259. DABNet: Depth-wise Asymmetric Bottleneck for Real-time Semantic Segmentation
Gen Li (Sungkyunkwan University); Joongkyu Kim (Sungkyunkwan University)

260. Feature Pyramid Encoding Network for Real-time Semantic Segmentation
Mengyu Liu (University of Manchester); Hujun Yin (University of Manchester)

Benchmarks are useful, but I feel that over reliance on them can essentially lead to reverse engineering the datasets. I’ve certainly noticed in my own work that networks that give stellar results on ImageNet don’t do nearly so well when images that aren’t of the sort one posts to the internet (i.e. worse, less well composed, more cluttered, worse lighting and focus etc).

I think all good benchmarks are doomed to eventually become more of a hindrance than a help because of all the focus that they draw. This isn’t to disparage the benchmarks, at all, I think it’s simply part of the cycle of research. I wonder when we’ll reach that point with Cityscapes.

Domain transformation

The key idea here is that (for object detection from a car), a data volume aligned with the ground plane and front of the car is more semantically meaningful than a 2D image. So they transform RESNet features into that cube using a simple technique and do the deep learning there. Sound idea with good results.

285. Orthographic Feature Transform for Monocular 3D Object Detection
Thomas Roddick (University of Cambridge); Alex Kendall (University of Cambridge); Roberto Cipolla (University of Cambridge)

Binary networks

Binarised networks have an appealing minimalism, especially from a hardware and wire-format compression point of view. Unfortunately they’re not differentiable. This paper makes judicious use of carefully inserted weighting factors and derivatives of effectively a blurred binary activation function to introduce differentiability.

19. Accurate and Compact Convolutional Neural Networks with Trained Binarization
Zhe Xu (City University of Hong Kong); Ray Cheung (City University of Hong Kong)

A different approach to deep features

I couldn’t decide how much I like this paper because I kept vacillating about the core idea. Then I realised that in itself makes it a good paper because it’s made me think a lot about the problem. It was very well presented and the core idea is simple and intriguing.

32. Matching Features without Descriptors: Implicitly Matched Interest Points
Titus Cieslewski (University of Zurich & ETH Zurich); Michael Bloesch (Deepmind); Davide Scaramuzza (University of Zurich & ETH Zurich)

I like that the features are defined purely by matchability and localisation. I also like that they do not have to do things like have precisely (or at most one) feature per 8×8 (etc) window of the image, and they have a simple structure without auxiliary losses, and an overall simple training procedure.

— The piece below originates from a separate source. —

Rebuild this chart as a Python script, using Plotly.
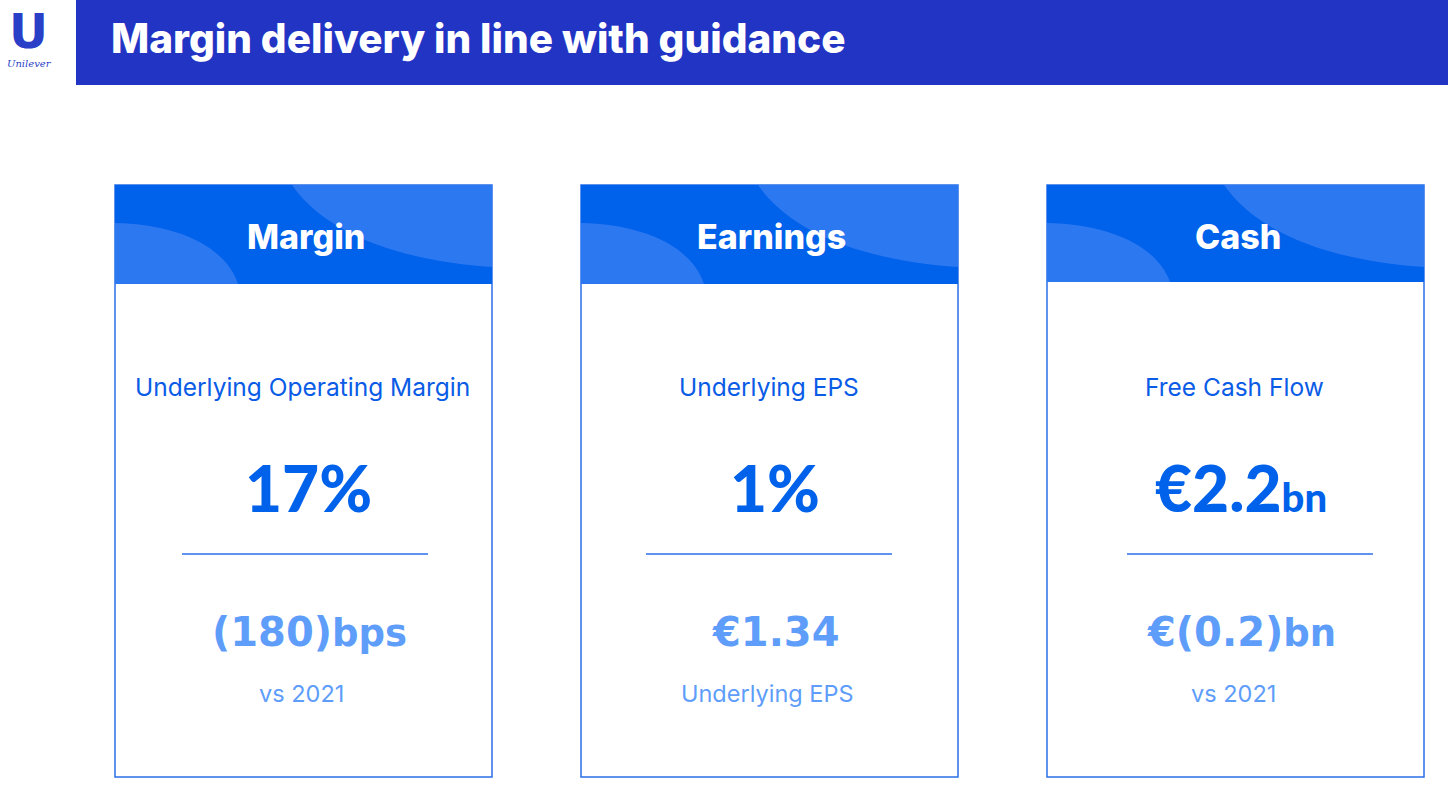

This is also one of the things I like about BMVC: the results presented in the paper don’t present it as the new leading feature detector, in fact it’s not even near the top of the pack of the ones they compare to. However they’re tackling it in a new and interesting way and I there is a great deal of value in such ideas being shared and discussed even if they’re not (yet?) as good as the competitors.